INSTRUCTIONS FOR THE TASK: Print the lines of the data, starting with the first, up to and including the line where "nan = np.nan" appears.
= = = =
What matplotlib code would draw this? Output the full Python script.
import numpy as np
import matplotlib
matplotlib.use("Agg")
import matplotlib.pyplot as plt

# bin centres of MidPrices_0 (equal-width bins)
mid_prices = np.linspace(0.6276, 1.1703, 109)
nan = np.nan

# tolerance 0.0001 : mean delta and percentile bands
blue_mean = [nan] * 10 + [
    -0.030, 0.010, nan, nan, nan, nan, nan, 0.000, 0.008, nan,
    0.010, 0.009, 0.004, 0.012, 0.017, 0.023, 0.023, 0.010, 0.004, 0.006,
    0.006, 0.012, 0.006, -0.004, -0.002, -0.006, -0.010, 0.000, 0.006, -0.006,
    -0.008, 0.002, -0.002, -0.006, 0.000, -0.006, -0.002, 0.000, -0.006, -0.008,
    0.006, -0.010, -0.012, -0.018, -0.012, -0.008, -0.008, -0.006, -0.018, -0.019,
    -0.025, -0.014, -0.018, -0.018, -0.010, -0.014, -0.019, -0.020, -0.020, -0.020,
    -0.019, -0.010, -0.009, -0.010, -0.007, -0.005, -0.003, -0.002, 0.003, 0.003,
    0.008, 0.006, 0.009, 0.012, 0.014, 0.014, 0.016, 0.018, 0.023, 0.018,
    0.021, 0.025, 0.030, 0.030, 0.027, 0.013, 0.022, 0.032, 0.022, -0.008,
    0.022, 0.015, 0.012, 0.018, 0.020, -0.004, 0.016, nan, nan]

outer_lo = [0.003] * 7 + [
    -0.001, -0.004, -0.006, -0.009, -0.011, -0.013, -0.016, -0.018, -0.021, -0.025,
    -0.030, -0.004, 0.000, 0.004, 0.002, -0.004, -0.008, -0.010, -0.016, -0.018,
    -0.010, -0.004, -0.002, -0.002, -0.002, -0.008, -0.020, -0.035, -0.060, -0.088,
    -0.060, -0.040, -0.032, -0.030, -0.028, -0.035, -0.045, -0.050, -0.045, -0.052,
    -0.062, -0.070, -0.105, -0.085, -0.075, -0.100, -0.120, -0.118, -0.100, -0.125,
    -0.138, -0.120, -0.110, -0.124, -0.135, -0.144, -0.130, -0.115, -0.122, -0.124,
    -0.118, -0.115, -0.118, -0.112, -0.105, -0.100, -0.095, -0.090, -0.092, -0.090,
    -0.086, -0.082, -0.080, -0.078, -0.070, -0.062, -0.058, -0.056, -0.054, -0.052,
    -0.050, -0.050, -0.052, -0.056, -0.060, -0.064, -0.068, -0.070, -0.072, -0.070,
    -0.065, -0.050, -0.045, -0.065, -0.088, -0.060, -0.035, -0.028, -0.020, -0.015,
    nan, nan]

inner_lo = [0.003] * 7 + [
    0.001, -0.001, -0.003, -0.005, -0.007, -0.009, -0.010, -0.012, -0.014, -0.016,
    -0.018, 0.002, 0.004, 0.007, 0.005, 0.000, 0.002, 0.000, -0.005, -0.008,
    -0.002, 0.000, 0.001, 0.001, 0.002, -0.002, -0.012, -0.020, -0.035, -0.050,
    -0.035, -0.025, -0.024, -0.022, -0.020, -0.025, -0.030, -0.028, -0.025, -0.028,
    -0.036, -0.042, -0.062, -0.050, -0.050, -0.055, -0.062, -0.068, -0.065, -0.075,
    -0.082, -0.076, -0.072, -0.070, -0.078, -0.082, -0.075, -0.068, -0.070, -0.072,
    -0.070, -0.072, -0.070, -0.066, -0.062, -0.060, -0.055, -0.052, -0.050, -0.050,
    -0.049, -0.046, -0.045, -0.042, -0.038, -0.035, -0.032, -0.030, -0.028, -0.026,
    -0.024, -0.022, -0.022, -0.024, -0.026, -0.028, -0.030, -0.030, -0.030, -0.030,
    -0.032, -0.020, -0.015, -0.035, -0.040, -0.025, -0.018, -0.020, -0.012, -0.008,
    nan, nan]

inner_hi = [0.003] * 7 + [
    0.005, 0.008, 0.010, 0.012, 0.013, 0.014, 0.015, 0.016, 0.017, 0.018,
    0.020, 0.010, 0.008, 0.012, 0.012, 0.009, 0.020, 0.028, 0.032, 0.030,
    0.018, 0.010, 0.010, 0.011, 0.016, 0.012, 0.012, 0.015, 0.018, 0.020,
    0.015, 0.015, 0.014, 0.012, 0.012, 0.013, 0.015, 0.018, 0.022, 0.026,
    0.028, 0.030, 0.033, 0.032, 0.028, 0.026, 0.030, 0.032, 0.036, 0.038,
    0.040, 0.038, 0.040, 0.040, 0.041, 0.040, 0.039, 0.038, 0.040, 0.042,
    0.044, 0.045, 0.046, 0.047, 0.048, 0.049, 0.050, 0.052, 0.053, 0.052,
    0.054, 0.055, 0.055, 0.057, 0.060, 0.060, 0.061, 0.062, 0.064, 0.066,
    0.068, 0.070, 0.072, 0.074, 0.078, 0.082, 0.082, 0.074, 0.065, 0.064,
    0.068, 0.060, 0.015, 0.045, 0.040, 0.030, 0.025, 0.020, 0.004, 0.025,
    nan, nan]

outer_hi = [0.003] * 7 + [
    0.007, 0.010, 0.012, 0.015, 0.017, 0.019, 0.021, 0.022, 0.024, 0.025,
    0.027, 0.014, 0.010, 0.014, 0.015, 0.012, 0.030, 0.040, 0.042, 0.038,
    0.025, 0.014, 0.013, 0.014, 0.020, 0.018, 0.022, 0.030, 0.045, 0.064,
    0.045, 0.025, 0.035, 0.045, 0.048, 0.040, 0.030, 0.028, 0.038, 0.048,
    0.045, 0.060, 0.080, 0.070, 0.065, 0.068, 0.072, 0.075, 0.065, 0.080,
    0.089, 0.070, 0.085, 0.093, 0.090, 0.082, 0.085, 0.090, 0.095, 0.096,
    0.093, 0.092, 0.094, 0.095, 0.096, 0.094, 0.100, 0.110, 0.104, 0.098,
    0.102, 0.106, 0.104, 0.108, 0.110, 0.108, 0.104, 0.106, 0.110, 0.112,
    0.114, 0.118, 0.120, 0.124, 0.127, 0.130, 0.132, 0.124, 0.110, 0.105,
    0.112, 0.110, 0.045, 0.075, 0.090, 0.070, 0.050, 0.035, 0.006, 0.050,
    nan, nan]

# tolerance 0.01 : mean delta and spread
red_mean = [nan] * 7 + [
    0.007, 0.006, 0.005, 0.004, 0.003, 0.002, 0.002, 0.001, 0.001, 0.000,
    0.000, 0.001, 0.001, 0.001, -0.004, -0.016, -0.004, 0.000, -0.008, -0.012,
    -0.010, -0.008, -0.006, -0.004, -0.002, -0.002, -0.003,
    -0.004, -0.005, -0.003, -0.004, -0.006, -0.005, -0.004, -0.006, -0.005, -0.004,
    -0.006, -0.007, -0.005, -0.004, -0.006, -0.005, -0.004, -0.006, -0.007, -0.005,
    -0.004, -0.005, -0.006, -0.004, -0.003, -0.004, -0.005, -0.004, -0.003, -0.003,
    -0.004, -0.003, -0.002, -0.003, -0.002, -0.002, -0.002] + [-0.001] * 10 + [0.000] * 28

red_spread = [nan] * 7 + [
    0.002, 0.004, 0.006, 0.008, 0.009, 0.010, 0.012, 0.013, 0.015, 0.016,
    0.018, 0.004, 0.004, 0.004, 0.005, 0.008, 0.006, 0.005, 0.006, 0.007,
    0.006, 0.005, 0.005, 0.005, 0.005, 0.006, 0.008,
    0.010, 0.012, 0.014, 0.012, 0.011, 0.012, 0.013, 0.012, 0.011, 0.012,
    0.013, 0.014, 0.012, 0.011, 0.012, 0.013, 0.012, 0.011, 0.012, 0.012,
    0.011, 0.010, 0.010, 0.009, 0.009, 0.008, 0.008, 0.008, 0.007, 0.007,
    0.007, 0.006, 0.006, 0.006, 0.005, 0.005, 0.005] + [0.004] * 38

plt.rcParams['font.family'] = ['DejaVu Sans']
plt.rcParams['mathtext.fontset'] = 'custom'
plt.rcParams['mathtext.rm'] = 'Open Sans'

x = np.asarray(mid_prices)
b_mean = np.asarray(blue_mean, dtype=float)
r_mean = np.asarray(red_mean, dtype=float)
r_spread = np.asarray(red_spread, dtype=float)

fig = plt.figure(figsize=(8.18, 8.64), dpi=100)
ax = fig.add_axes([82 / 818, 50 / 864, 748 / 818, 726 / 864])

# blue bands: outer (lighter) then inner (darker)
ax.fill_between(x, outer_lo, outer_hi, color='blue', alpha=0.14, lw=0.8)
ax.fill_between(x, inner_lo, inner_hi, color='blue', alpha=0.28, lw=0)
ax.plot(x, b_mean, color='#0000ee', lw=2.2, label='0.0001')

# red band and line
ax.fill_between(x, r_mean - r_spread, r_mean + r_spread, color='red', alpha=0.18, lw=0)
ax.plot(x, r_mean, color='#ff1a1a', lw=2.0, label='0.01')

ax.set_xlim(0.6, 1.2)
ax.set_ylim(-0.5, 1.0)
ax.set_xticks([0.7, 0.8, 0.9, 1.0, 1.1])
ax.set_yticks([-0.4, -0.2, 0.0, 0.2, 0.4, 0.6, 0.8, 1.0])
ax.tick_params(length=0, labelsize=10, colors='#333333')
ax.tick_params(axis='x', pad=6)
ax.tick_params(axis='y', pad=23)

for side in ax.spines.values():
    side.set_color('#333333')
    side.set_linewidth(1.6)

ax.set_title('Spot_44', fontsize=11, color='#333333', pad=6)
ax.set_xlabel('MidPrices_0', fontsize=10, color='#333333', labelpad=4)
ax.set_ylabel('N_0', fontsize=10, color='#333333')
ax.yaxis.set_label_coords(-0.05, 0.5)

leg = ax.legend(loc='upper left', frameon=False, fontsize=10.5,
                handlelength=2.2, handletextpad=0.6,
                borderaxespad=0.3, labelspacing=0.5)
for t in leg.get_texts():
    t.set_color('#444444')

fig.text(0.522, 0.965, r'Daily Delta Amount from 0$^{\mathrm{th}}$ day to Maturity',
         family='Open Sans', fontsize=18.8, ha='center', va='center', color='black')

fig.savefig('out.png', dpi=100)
= = = =
ANSWER TO THIS PROBLEM:
What matplotlib code would draw this? Output the full Python script.
import numpy as np
import matplotlib
matplotlib.use("Agg")
import matplotlib.pyplot as plt

# bin centres of MidPrices_0 (equal-width bins)
mid_prices = np.linspace(0.6276, 1.1703, 109)
nan = np.nan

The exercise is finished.